A type of defined contribution plan under which the employer agrees to make discretionary contributions (usually out of profits). Retirement benefits are based on the amount in the participant’s individual account balance at retirement. The account balance depends on contributions made and earnings credited through the years.  The maximum employer profit sharing contribution is 25% of compensation or 20% if self-employed or single member LLC.

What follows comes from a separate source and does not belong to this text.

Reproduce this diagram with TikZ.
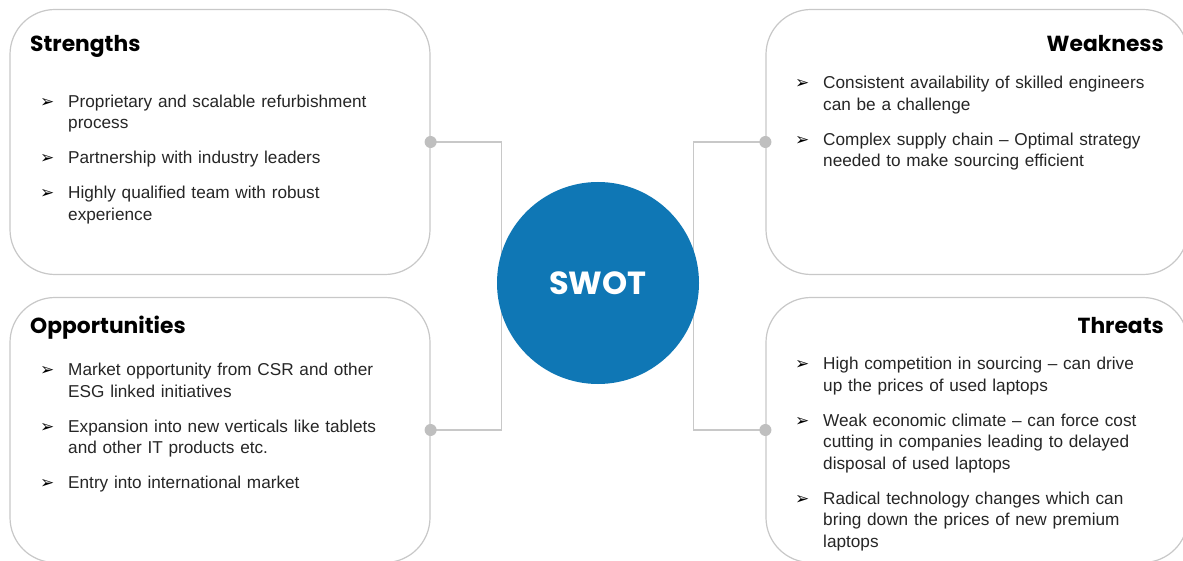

Money Purchase Pension Plan

A type of defined contribution plan under which the employer contribution is mandatory, defined by the plan document, and is usually based on participant compensation. Retirement benefits under the plan are based on the amount in the participant’s individual account balance at retirement. The account balance depends on contributions made and earnings credited through the years.

Target Benefit Plan

A cross between a defined benefit plan and a money purchase plan. Similar to a defined benefit plan, the annual contribution is determined by calculating an amount to accumulate a fund sufficient to pay a targeted retirement benefit to each participant on reaching retirement. Similar to a money purchase plan, though, contributions are allocated to separate accounts maintained for each participant and are subject to limitations specific to defined contribution plans. The account balance depends on contributions made and earnings credited through the years. Actual retirement benefits will differ from the “target” and are based on the amount in the participant’s individual account balance at retirement.

Cross-Test & Age-Weight Plans

These plans generally have complex formulas for allocating contributions under a profit sharing arrangement. Depending on the actual plan’s formula, the allocation may be based on age, compensation, employee classification, service, or a combination of these factors. The account balance depends on contributions made and earnings credited through the years.

Cash or Deferred Section 401(k) Plans

An arrangement (defined by Internal Revenue Code Section 401(k)) under which a covered employee can elect to defer income by making pre-tax contributions to a profit sharing or stock bonus plan. A 401(k) plan may also provide for matching contributions and/or profit sharing contributions.

Safe harbor 401(k) plans

A safe harbor 401(k) plan is similar to a traditional 401(k) plan, but, among other things, it must provide for employer contributions that are fully vested when made. These contributions may be employer matching contributions, limited to employees who defer, or employer contributions made on behalf of all eligible employees, regardless of whether they make elective deferrals.